THE battle over the burial site of King Richard III will hot up tomorrow (Tuesday, March 12), when pleas for two different sites in the region are made.
Hugh Bayley, the York Central MP, will stage a Commons debate to make the case for the monarch's 500-year-old skeleton to be reinterred in York.
The Labour MP will urge ministers – who have cleared the way for reburial at Leicester Cathedral, next year - to instead set up an expert panel to decide the controversy.
And he will quote the opinion of some leading archaeologists that the decision should not be made by the University of Leicester, simply because it exhumed the body.
But Helen Goodman, the Bishop Auckland MP, is urging the government to consider Barnard Castle, in her constituency, where Richard III “lived happily for many years”.
The future king is known to have lived in Barnard Castle after becoming its owner in 1474 and is described as a great benefactor to the church.
As Duke of Gloucester, he carried out extensive alterations and a white boar - Richard III's emblem - is still carved above a window in the west wall of the inner bailey.
Ms Goodman said: “My constituents have been raising with me questions about the legality of what is happening at the moment about this.

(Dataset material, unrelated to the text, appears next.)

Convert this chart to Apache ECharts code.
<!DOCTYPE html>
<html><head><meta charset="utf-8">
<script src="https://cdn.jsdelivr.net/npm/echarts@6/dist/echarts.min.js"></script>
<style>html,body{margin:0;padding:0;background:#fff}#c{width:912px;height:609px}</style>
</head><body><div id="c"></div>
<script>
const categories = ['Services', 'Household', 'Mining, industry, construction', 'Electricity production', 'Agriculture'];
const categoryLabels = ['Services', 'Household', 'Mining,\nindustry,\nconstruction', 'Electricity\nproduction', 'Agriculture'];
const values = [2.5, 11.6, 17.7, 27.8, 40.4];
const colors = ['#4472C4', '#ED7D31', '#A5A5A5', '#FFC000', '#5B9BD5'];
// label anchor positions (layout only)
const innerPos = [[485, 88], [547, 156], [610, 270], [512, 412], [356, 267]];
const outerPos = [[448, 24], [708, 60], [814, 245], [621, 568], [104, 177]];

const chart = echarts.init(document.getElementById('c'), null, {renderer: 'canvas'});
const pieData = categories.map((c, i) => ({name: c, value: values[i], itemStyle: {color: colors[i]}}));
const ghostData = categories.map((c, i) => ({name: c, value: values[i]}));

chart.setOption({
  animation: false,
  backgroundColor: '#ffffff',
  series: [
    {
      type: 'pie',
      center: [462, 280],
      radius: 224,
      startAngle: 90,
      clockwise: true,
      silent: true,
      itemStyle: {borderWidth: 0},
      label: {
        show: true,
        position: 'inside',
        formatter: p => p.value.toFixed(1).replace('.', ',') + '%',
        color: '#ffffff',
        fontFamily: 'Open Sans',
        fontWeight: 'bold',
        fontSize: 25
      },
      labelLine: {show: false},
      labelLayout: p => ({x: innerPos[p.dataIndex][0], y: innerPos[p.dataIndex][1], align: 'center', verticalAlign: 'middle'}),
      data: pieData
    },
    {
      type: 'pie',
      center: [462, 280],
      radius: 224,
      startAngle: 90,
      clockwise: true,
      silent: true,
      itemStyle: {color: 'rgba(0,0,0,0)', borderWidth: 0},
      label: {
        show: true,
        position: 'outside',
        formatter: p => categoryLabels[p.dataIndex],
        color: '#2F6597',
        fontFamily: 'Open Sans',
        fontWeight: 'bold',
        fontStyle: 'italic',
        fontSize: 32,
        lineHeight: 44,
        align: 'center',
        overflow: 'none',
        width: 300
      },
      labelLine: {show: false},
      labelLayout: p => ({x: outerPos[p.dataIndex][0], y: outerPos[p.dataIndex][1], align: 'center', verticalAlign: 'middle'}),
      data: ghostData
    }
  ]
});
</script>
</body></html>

“I would like to press the case for burying Richard III in Barnard Castle, where he lived happily for many years and where his insignia, the white boar, can still be seen engraved.”
Meanwhile, Mr Bayley said the advice he had received – including from an archaeologist sitting on the advisory panel on burials – was that the identity of the bones was a “game changer”.

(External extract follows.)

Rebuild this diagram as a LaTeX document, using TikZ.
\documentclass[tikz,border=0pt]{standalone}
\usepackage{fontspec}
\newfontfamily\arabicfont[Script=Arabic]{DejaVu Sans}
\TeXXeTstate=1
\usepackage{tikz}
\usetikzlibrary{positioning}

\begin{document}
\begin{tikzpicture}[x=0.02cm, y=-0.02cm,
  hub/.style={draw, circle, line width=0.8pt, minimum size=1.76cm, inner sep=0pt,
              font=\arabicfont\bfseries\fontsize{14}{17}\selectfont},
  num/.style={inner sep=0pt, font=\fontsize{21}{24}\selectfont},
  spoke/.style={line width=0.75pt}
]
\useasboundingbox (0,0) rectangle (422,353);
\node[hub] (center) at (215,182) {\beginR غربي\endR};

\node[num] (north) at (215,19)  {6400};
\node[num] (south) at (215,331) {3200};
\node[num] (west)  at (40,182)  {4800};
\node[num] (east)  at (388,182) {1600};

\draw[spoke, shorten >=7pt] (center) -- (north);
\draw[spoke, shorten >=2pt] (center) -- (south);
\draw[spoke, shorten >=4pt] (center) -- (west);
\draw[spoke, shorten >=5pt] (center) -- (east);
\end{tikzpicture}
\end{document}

Instead of the remains being those of an unknown commoner, they belonged to a former king – which made reburial the responsibility of the government.
Mr Bayley said: “It shouldn’t be up to academics at Leicester University – however brilliant – to decide where a king is buried.
“Now the identity of the remains is known, it’s for the government to decide when and how, as well as where, reburial takes place. An advisory panel should consider all claims.
“My own view is that there is still a sense of loss in the north of England about Richard’s death and the outcome of the War of the Roses – and he should be reburied in York.”
Nine of Richard III's descendants have said they believed the king, the last monarch of the House of York, would have wanted to be buried in the city.
King Richard grew up at Middleham Castle, visited York several times during his 26-month reign and also funded part of the city's medieval gated walls.